[SHORT TASK]:
Return verbatim the inclusive range of lines running from the line that contains "Clone this chart" to the line that contains "import * as d3 from 'd3';". Omit every other line.

[DATASET RECORDS]:
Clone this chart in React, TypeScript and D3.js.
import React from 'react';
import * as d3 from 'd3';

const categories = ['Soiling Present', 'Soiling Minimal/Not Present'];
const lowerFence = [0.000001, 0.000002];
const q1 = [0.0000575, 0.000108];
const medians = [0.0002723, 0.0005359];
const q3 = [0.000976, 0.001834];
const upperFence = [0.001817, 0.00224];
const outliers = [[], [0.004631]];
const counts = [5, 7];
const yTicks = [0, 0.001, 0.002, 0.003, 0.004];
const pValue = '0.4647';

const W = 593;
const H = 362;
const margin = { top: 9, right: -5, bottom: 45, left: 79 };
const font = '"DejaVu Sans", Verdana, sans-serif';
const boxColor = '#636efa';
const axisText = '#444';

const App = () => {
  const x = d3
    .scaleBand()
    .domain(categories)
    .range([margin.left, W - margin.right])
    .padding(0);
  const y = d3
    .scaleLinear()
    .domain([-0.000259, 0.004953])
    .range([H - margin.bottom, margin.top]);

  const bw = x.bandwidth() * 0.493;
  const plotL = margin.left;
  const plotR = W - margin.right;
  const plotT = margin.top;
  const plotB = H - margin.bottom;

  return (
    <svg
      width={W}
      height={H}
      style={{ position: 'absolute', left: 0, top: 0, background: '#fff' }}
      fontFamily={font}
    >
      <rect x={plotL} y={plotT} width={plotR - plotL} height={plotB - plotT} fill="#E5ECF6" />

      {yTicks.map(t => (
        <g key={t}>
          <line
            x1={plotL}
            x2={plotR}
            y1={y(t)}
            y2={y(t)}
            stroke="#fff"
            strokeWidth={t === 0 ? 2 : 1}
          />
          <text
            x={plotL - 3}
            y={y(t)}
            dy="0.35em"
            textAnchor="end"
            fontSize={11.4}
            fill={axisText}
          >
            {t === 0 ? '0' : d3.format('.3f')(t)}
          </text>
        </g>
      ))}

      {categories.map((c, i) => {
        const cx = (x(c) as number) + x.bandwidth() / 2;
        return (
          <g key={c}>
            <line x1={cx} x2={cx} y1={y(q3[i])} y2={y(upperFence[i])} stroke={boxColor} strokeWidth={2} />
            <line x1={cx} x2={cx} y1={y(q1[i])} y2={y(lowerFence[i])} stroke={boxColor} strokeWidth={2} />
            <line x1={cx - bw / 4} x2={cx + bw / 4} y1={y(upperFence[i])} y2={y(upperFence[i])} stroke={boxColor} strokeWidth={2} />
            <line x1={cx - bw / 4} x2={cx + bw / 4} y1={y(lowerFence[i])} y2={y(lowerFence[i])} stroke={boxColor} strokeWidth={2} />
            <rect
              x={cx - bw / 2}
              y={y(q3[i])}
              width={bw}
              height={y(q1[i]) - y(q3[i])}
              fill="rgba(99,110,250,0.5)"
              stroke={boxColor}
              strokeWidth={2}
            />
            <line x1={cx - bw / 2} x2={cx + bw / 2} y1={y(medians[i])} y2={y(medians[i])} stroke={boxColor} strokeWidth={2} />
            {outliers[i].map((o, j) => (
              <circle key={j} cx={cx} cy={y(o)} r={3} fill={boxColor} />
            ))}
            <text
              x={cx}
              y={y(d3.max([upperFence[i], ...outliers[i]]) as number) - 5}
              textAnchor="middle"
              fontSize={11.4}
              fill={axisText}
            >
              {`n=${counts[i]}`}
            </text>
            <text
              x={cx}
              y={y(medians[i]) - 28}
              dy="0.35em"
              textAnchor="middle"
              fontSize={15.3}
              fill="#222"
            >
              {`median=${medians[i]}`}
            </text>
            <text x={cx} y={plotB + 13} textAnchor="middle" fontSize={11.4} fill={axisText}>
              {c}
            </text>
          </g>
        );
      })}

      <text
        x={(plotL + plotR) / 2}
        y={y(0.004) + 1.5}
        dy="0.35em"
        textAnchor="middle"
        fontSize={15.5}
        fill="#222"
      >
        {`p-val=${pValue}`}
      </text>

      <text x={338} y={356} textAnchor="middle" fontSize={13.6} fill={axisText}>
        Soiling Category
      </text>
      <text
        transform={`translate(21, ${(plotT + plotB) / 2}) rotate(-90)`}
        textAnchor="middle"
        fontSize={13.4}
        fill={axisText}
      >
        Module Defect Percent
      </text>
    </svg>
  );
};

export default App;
...
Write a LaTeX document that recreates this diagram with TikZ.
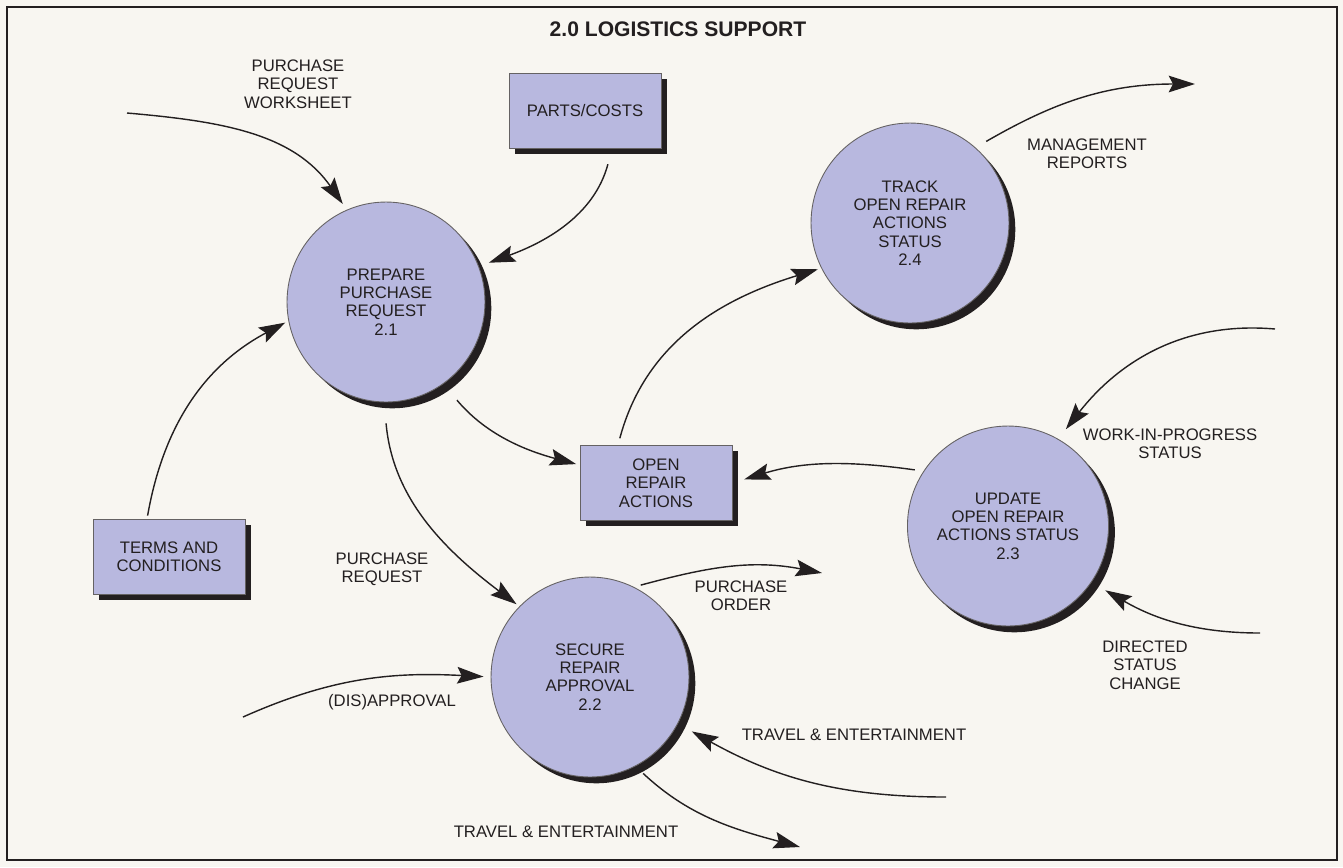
==
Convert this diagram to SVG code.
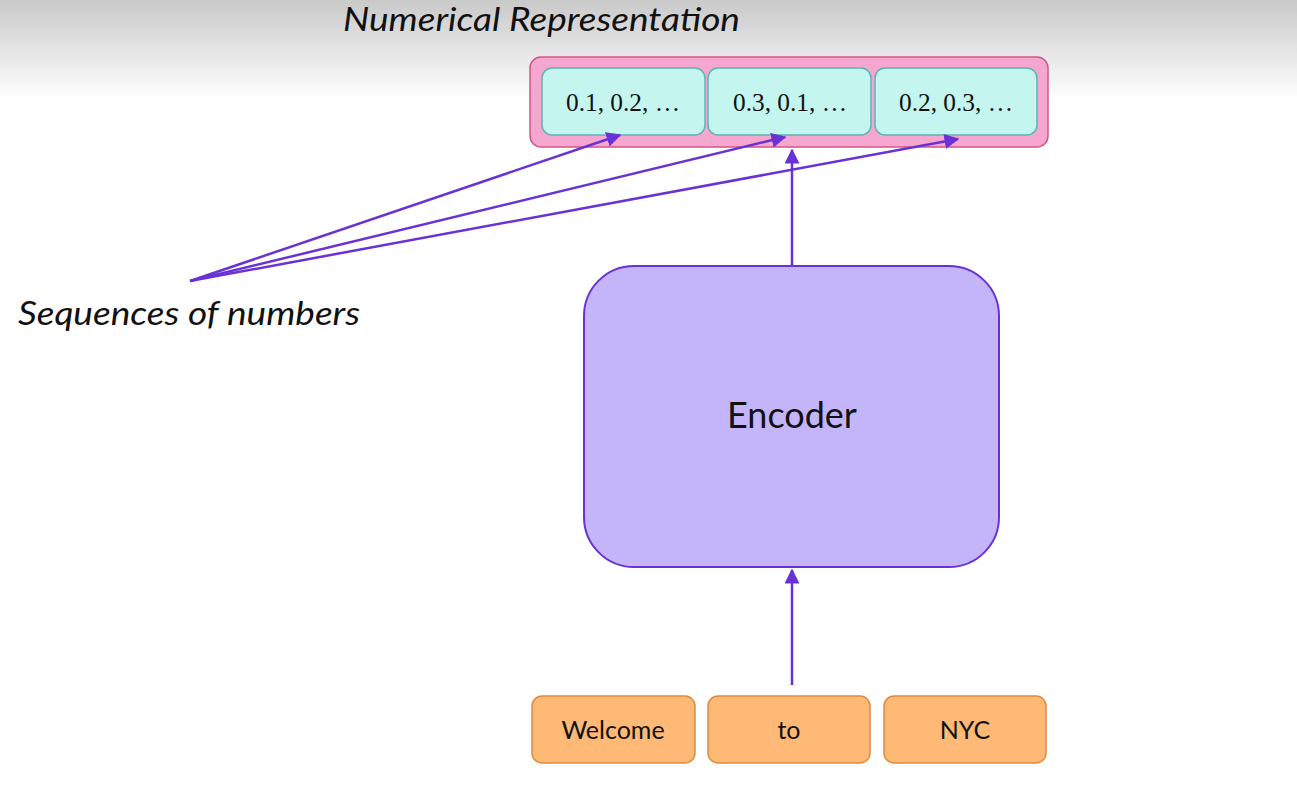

[RESPONSE TO THIS EXERCISE]:
Clone this chart in React, TypeScript and D3.js.
import React from 'react';
import * as d3 from 'd3';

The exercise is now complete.